In February, at the first meeting of the year, in the room adjacent to the hall she sits in now, Cecil had a fall. “When I did my hip back in February, I had a really good group of friends that were there for me, so that’s what sport does for me,” she says. “They’re good people, I get that phone call: ‘Are you OK?’”
Cecil is on first name terms with most staff at the cafe, in the shop and within the club’s supporter group. Around the cheer squad, she likes to make sure those members with special needs are included. Interviewing her is difficult, so numerous are the greetings and well wishes.

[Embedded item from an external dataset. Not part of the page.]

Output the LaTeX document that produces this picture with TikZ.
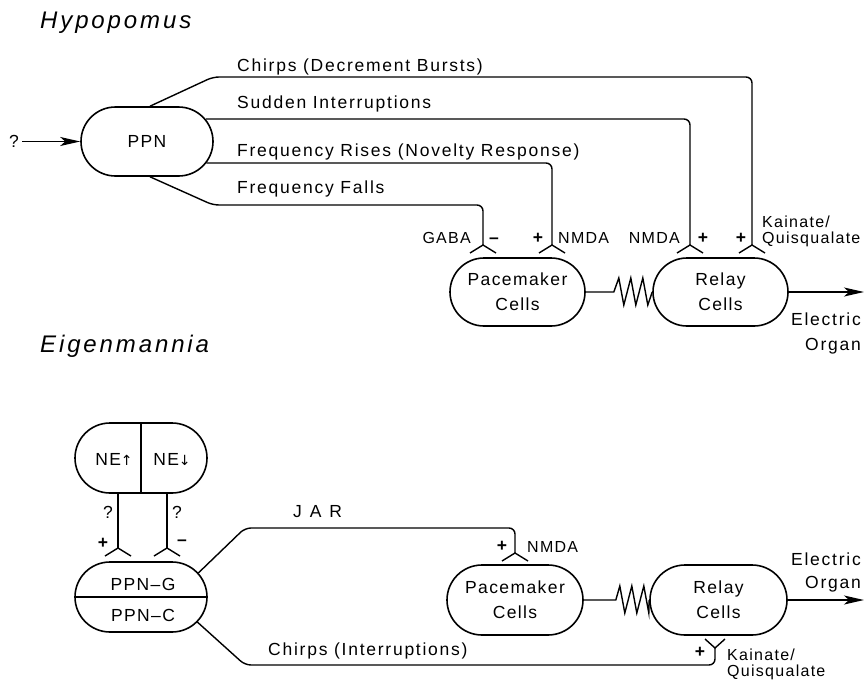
\documentclass[tikz,border=0pt]{standalone}
\usepackage{fontspec}
\setmainfont{Liberation Sans}
\newfontfamily\labfont[LetterSpace=8]{Liberation Sans}
\newfontfamily\widefont[LetterSpace=10]{Liberation Sans}
\newfontfamily\ttlfont[LetterSpace=12]{Liberation Sans}
\newfontfamily\arrowfont{DejaVu Sans}
\newcommand\lab{\labfont\fontsize{17.5}{25}\selectfont}
\newcommand\wid{\widefont\fontsize{17.5}{25}\selectfont}
\newcommand\sml{\labfont\fontsize{16}{18}\selectfont}
\newcommand\pls{\labfont\bfseries\fontsize{17.5}{18}\selectfont}
\newcommand\ttl{\ttlfont\itshape\fontsize{24}{28}\selectfont}
\usetikzlibrary{arrows.meta,shapes.misc}
\tikzset{
  cell/.style={draw, line width=1.6pt, rounded rectangle, minimum width=132pt,
    minimum height=69pt, inner sep=0pt, align=center, font=\lab},
  conn/.style={line width=1.4pt, rounded corners=6pt},
  lbl/.style={inner sep=0pt, anchor=base west, font=\wid},
  txt/.style={inner sep=0pt, anchor=base, font=\lab},
  sml/.style={inner sep=0pt, anchor=base, font=\sml},
  plus/.style={inner sep=0pt, anchor=base, font=\pls},
  ttl/.style={inner sep=0pt, anchor=base west, font=\ttl},
  tip/.style={-{Stealth[length=20pt,width=9pt,inset=5pt]}},
  syn/.pic={\draw[line width=1.4pt] (-13,8) -- (0,0) -- (13,8);},
  synup/.pic={\draw[line width=1.4pt] (-10,-9) -- (0,0) -- (10,-9);},
}
\begin{document}
\begin{tikzpicture}[x=1pt,y=-1pt]
\useasboundingbox (0,0) rectangle (864,680);

% ---------------- Hypopomus ----------------
\node[ttl] (t1) at (40,28) {Hypopomus};

\node[cell] (ppn) at (147,141.5) {PPN};
\node[cell, minimum width=135pt, minimum height=68pt] (pm1) at (517.5,292) {Pacemaker\\Cells};
\node[cell, minimum width=135pt, minimum height=68pt] (rl1) at (720.5,292) {Relay\\Cells};

\node[txt, inner sep=3pt, anchor=center] (q1) at (14,141.5) {?};
\draw[line width=1.4pt, tip] (q1.east) -- (ppn.west);

\coordinate (sA) at (483,245);
\coordinate (sB) at (552,245);
\coordinate (sC) at (690,245);
\coordinate (sD) at (752,245);

\draw[conn] ([xshift=3pt]ppn.north) -- (213,77) -| (sD);
\draw[conn] ([shift={(-8,-22.5)}]ppn.east) -| (sC);
\draw[conn] ([shift={(-7.5,21.5)}]ppn.east) -| (sB);
\draw[conn] ([xshift=3pt]ppn.south) -- (213,205) -| (sA);
\pic at (sA) {syn};
\pic at (sB) {syn};
\pic at (sC) {syn};
\pic at (sD) {syn};

\node[lbl] (l1) at (237,71) {Chirps (Decrement Bursts)};
\node[lbl] (l2) at (237,108) {Sudden Interruptions};
\node[lbl] (l3) at (237,156) {Frequency Rises (Novelty Response)};
\node[lbl] (l4) at (237,193) {Frequency Falls};

\node[sml, anchor=base east] (g1) at (471,243) {GABA};
\node[plus] (m1) at (494,243) {\textendash};
\node[plus] (p1) at (538,243) {+};
\node[sml, anchor=base west] (n1) at (558,243) {NMDA};
\node[sml, anchor=base east] (n2) at (680,243) {NMDA};
\node[plus] (p2) at (703,243) {+};
\node[plus] (p3) at (741,243) {+};
\node[sml, anchor=base west] (k1) at (762,227) {Kainate/};
\node[sml, anchor=base west] (k2) at (762,243) {Quisqualate};

\draw[line width=1.4pt] (pm1.east) -- ++(28,0) -- ++(5,-14) -- ++(5,27) -- ++(7,-27)
  -- ++(5,27) -- ++(7,-27) -- ++(5,27) -- (rl1.west);
\coordinate (eo1) at (864,292);
\draw[line width=1.6pt, tip] (rl1.east) -- (eo1);
\node[lbl, anchor=base east] (e1) at (861,325) {Electric};
\node[lbl, anchor=base east] (o1) at (861,350) {Organ};

% ---------------- Eigenmannia ----------------
\node[ttl] (t2) at (40,352) {Eigenmannia};

\node[cell, minimum height=70pt] (ne) at (141,458) {};
\draw[line width=1.4pt] (ne.north) -- (ne.south);
\node[txt] (neu) at (114,465) {NE{\arrowfont\fontsize{14}{14}\selectfont ↑}};
\node[txt] (ned) at (172,465) {NE{\arrowfont\fontsize{14}{14}\selectfont ↓}};

\node[cell, minimum height=70pt] (ppng) at (141,597) {};
\draw[line width=1.4pt] (ppng.west) -- (ppng.east);
\node[txt] (pg) at (143,590) {PPN\textendash G};
\node[txt] (pc) at (143,621) {PPN\textendash C};

\coordinate (sE) at (118,548);
\coordinate (sF) at (167,548);
\draw[conn] ([xshift=-23pt]ne.south) -- (sE);
\draw[conn] ([xshift=26pt]ne.south) -- (sF);
\pic at (sE) {syn};
\pic at (sF) {syn};
\node[txt, anchor=center] (qa) at (108,512) {?};
\node[txt, anchor=center] (qb) at (177,512) {?};
\node[plus, anchor=center] (pa) at (103,543) {+};
\node[plus, anchor=center] (ma) at (182,543) {\textendash};

\node[cell, minimum width=136pt, minimum height=70pt] (pm2) at (515,600) {Pacemaker\\Cells};
\node[cell, minimum width=137pt, minimum height=70pt] (rl2) at (718.5,600) {Relay\\Cells};

\coordinate (sG) at (515,553);
\draw[conn] ([shift={(-9.5,-24)}]ppng.east) -- (245,528) -| (sG);
\pic at (sG) {syn};
\node[lbl] (jar) at (293,517) {J\hspace{0.45em}A\hspace{0.45em}R};
\node[plus] (p4) at (502,551) {+};
\node[sml, anchor=base west] (n3) at (527,552) {NMDA};

\draw[line width=1.4pt] (pm2.east) -- ++(32,0) -- ++(4,-14) -- ++(5,27) -- ++(7,-27)
  -- ++(5,27) -- ++(7,-27) -- ++(5,27) -- (rl2.west);
\coordinate (eo2) at (864,600);
\draw[line width=1.6pt, tip] (rl2.east) -- (eo2);
\node[lbl, anchor=base east] (e2) at (861,565) {Electric};
\node[lbl, anchor=base east] (o2) at (861,588) {Organ};

\coordinate (sH) at (715,648);
\draw[conn] ([shift={(-10.5,25)}]ppng.east) -- (245,665) -| (sH);
\pic at (sH) {synup};
\node[lbl] (l5) at (268,655) {Chirps (Interruptions)};
\node[plus] (p5) at (700,657) {+};
\node[sml, anchor=base west] (k3) at (727,660) {Kainate/};
\node[sml, anchor=base west] (k4) at (727,676) {Quisqualate};
\end{tikzpicture}
\end{document}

“When David retired from the police force, he needed something to do, so he became a volunteer as well down here,” she says. “He was a member of the social club, and made friends. It just became part of my life – our lives – as well, and then more since David passed away.”
Growing up in western Victoria before moving to Belmont in greater Geelong, she watched her first game with her father at 14. Her favourite player is John Yeates, captain in the 1960s. However, Cecil is reluctant to pick just one. She is especially fond of Bailey Smith. “I like him, he’s different and what you see is what you get,” she says, praising him for being open about his mental health challenges. “It’s genuine, that’s a credit to him.”
After the frenzy of banner production, Cecil will sit down by herself on Saturday at home to watch the grand final. “I might message a friend in Werribee, we were doing that the other night,” she says. “She’d be in her 80s, we used to catch the bus [to Melbourne], we used to stop at Werribee, pick her up on the way through. We just became friends. So that’s what happens, you just become friends.”
And the Cats’ chances for another flag?
“Fingers crossed they win,” she says. “But it’ll be very hard.”